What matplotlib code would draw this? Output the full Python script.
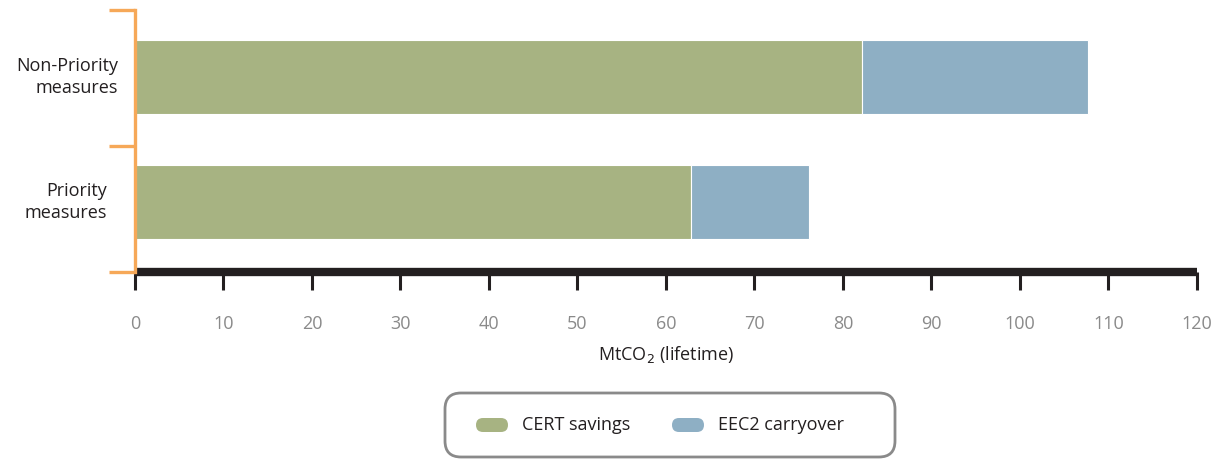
import numpy as np
import matplotlib
matplotlib.use("Agg")
import matplotlib.pyplot as plt
from matplotlib.patches import FancyBboxPatch
from matplotlib.transforms import IdentityTransform, blended_transform_factory

# data
categories = ["Priority\nmeasures", "Non-Priority\nmeasures"]
cert_savings = [62.8, 82.1]
eec2_carryover = [13.4, 25.6]
xticks = list(range(0, 121, 10))

green = "#A7B382"
blue = "#8EAFC4"
orange = "#F6A858"
dark = "#231F20"
grey = "#8A8A8A"

plt.rcParams['font.family'] = ['Open Sans', 'DejaVu Sans']

fig = plt.figure(figsize=(12.2, 4.59), dpi=100)
W, H = 1220, 459
ax = fig.add_axes([135 / W, (H - 272) / H, (1197 - 135) / W, (272 - 10) / H])

y = np.arange(len(categories))
ax.barh(y, cert_savings, height=0.59, color=green, edgecolor="white", linewidth=0.8)
ax.barh(y, eec2_carryover, left=cert_savings, height=0.59, color=blue,
        edgecolor="white", linewidth=0.8)

ax.set_xlim(0, 120)
ax.set_ylim(-0.56, 1.536)

# spines
for s in ["top", "right"]:
    ax.spines[s].set_visible(False)
ax.spines["bottom"].set_color(dark)
ax.spines["bottom"].set_linewidth(6)
ax.spines["bottom"].set_capstyle("butt")
ax.spines["left"].set_color(orange)
ax.spines["left"].set_linewidth(2.4)
ax.spines["left"].set_zorder(3)

ax.set_xticks(xticks)
ax.set_xticklabels([str(t) for t in xticks])
ax.tick_params(axis="x", direction="out", length=13, width=2.2, color=dark,
               labelcolor=grey, labelsize=13, pad=18)

# orange bracket ticks at category boundaries
ax.set_yticks([-0.56, 0.448, 1.536])
ax.set_yticklabels([])
ax.tick_params(axis="y", which="major", direction="out", length=19, width=2.4,
               color=orange)

# category labels
label_x = [107, 118]
tr = blended_transform_factory(fig.transFigure, ax.transData)
for i, lab in enumerate(categories):
    fig.text(label_x[i] / W, y[i], lab, ha="right", va="center", fontsize=13,
             color=dark, linespacing=1.3, transform=tr)

ax.set_xlabel("MtCO$_2$ (lifetime)", fontsize=13, color=dark, labelpad=8)

# legend box (pixel coordinates)
px = IdentityTransform()
box = FancyBboxPatch((445, H - 457), 895 - 445, 457 - 393,
                     boxstyle="round,pad=0,rounding_size=16",
                     transform=px, facecolor="white",
                     edgecolor=grey, linewidth=2)
fig.patches.append(box)

legend_items = [("CERT savings", green, 476), ("EEC2 carryover", blue, 672)]
for name, col, x0 in legend_items:
    pill = FancyBboxPatch((x0, H - 432), 32, 14,
                          boxstyle="round,pad=0,rounding_size=7",
                          transform=px, facecolor=col, edgecolor="none")
    fig.patches.append(pill)
    fig.text((x0 + 46) / W, (H - 425) / H, name, ha="left", va="center",
             fontsize=13, color=dark)

fig.savefig("out.png", dpi=100)
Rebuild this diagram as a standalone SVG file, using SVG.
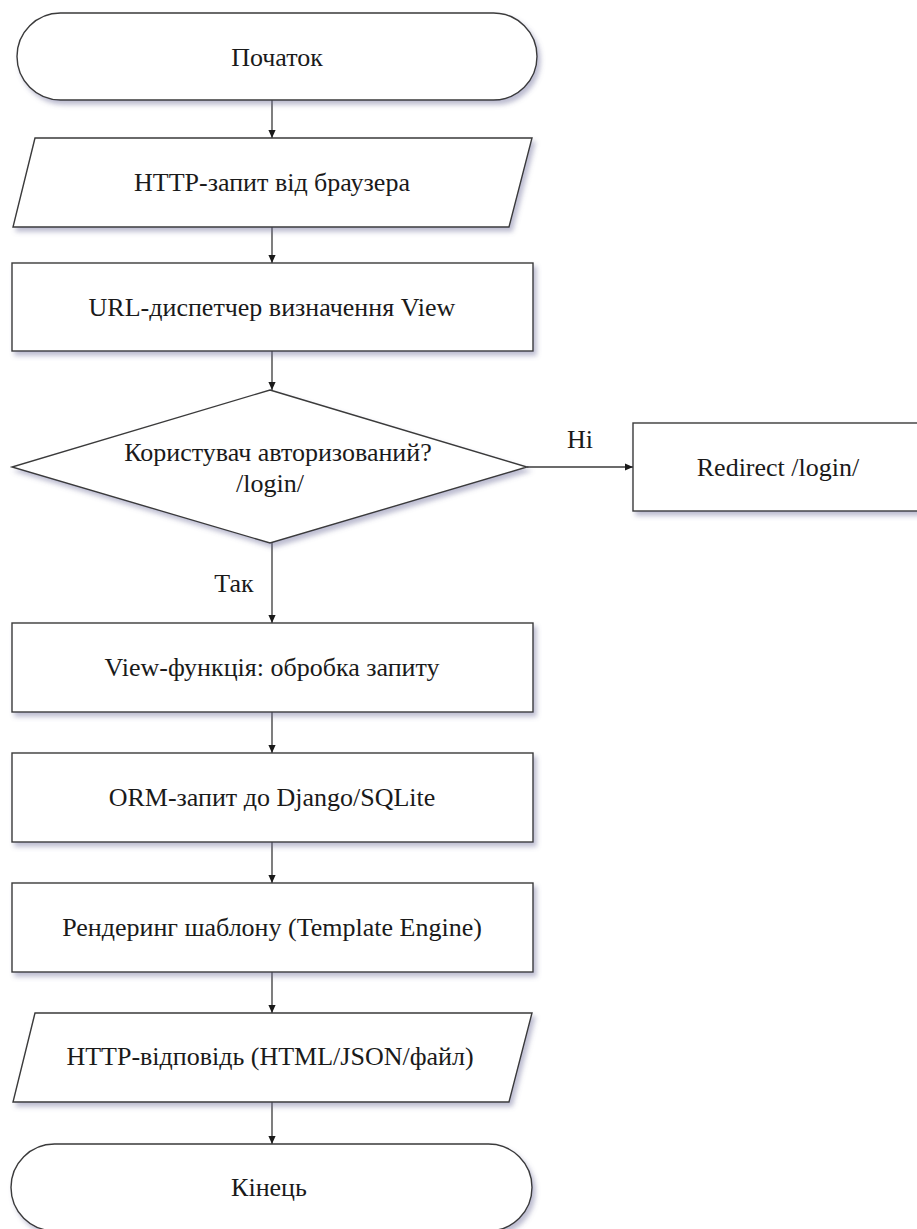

----------------------------------------

TASK TO CARRY OUT: All entries must be written out again exactly as given, with no pictures in the copy.

WORKED SOLUTION:
What matplotlib code would draw this? Output the full Python script.
import numpy as np
import matplotlib
matplotlib.use("Agg")
import matplotlib.pyplot as plt
from matplotlib.patches import FancyBboxPatch
from matplotlib.transforms import IdentityTransform, blended_transform_factory

# data
categories = ["Priority\nmeasures", "Non-Priority\nmeasures"]
cert_savings = [62.8, 82.1]
eec2_carryover = [13.4, 25.6]
xticks = list(range(0, 121, 10))

green = "#A7B382"
blue = "#8EAFC4"
orange = "#F6A858"
dark = "#231F20"
grey = "#8A8A8A"

plt.rcParams['font.family'] = ['Open Sans', 'DejaVu Sans']

fig = plt.figure(figsize=(12.2, 4.59), dpi=100)
W, H = 1220, 459
ax = fig.add_axes([135 / W, (H - 272) / H, (1197 - 135) / W, (272 - 10) / H])

y = np.arange(len(categories))
ax.barh(y, cert_savings, height=0.59, color=green, edgecolor="white", linewidth=0.8)
ax.barh(y, eec2_carryover, left=cert_savings, height=0.59, color=blue,
        edgecolor="white", linewidth=0.8)

ax.set_xlim(0, 120)
ax.set_ylim(-0.56, 1.536)

# spines
for s in ["top", "right"]:
    ax.spines[s].set_visible(False)
ax.spines["bottom"].set_color(dark)
ax.spines["bottom"].set_linewidth(6)
ax.spines["bottom"].set_capstyle("butt")
ax.spines["left"].set_color(orange)
ax.spines["left"].set_linewidth(2.4)
ax.spines["left"].set_zorder(3)

ax.set_xticks(xticks)
ax.set_xticklabels([str(t) for t in xticks])
ax.tick_params(axis="x", direction="out", length=13, width=2.2, color=dark,
               labelcolor=grey, labelsize=13, pad=18)

# orange bracket ticks at category boundaries
ax.set_yticks([-0.56, 0.448, 1.536])
ax.set_yticklabels([])
ax.tick_params(axis="y", which="major", direction="out", length=19, width=2.4,
               color=orange)

# category labels
label_x = [107, 118]
tr = blended_transform_factory(fig.transFigure, ax.transData)
for i, lab in enumerate(categories):
    fig.text(label_x[i] / W, y[i], lab, ha="right", va="center", fontsize=13,
             color=dark, linespacing=1.3, transform=tr)

ax.set_xlabel("MtCO$_2$ (lifetime)", fontsize=13, color=dark, labelpad=8)

# legend box (pixel coordinates)
px = IdentityTransform()
box = FancyBboxPatch((445, H - 457), 895 - 445, 457 - 393,
                     boxstyle="round,pad=0,rounding_size=16",
                     transform=px, facecolor="white",
                     edgecolor=grey, linewidth=2)
fig.patches.append(box)

legend_items = [("CERT savings", green, 476), ("EEC2 carryover", blue, 672)]
for name, col, x0 in legend_items:
    pill = FancyBboxPatch((x0, H - 432), 32, 14,
                          boxstyle="round,pad=0,rounding_size=7",
                          transform=px, facecolor=col, edgecolor="none")
    fig.patches.append(pill)
    fig.text((x0 + 46) / W, (H - 425) / H, name, ha="left", va="center",
             fontsize=13, color=dark)

fig.savefig("out.png", dpi=100)
Rebuild this diagram as a standalone SVG file, using SVG.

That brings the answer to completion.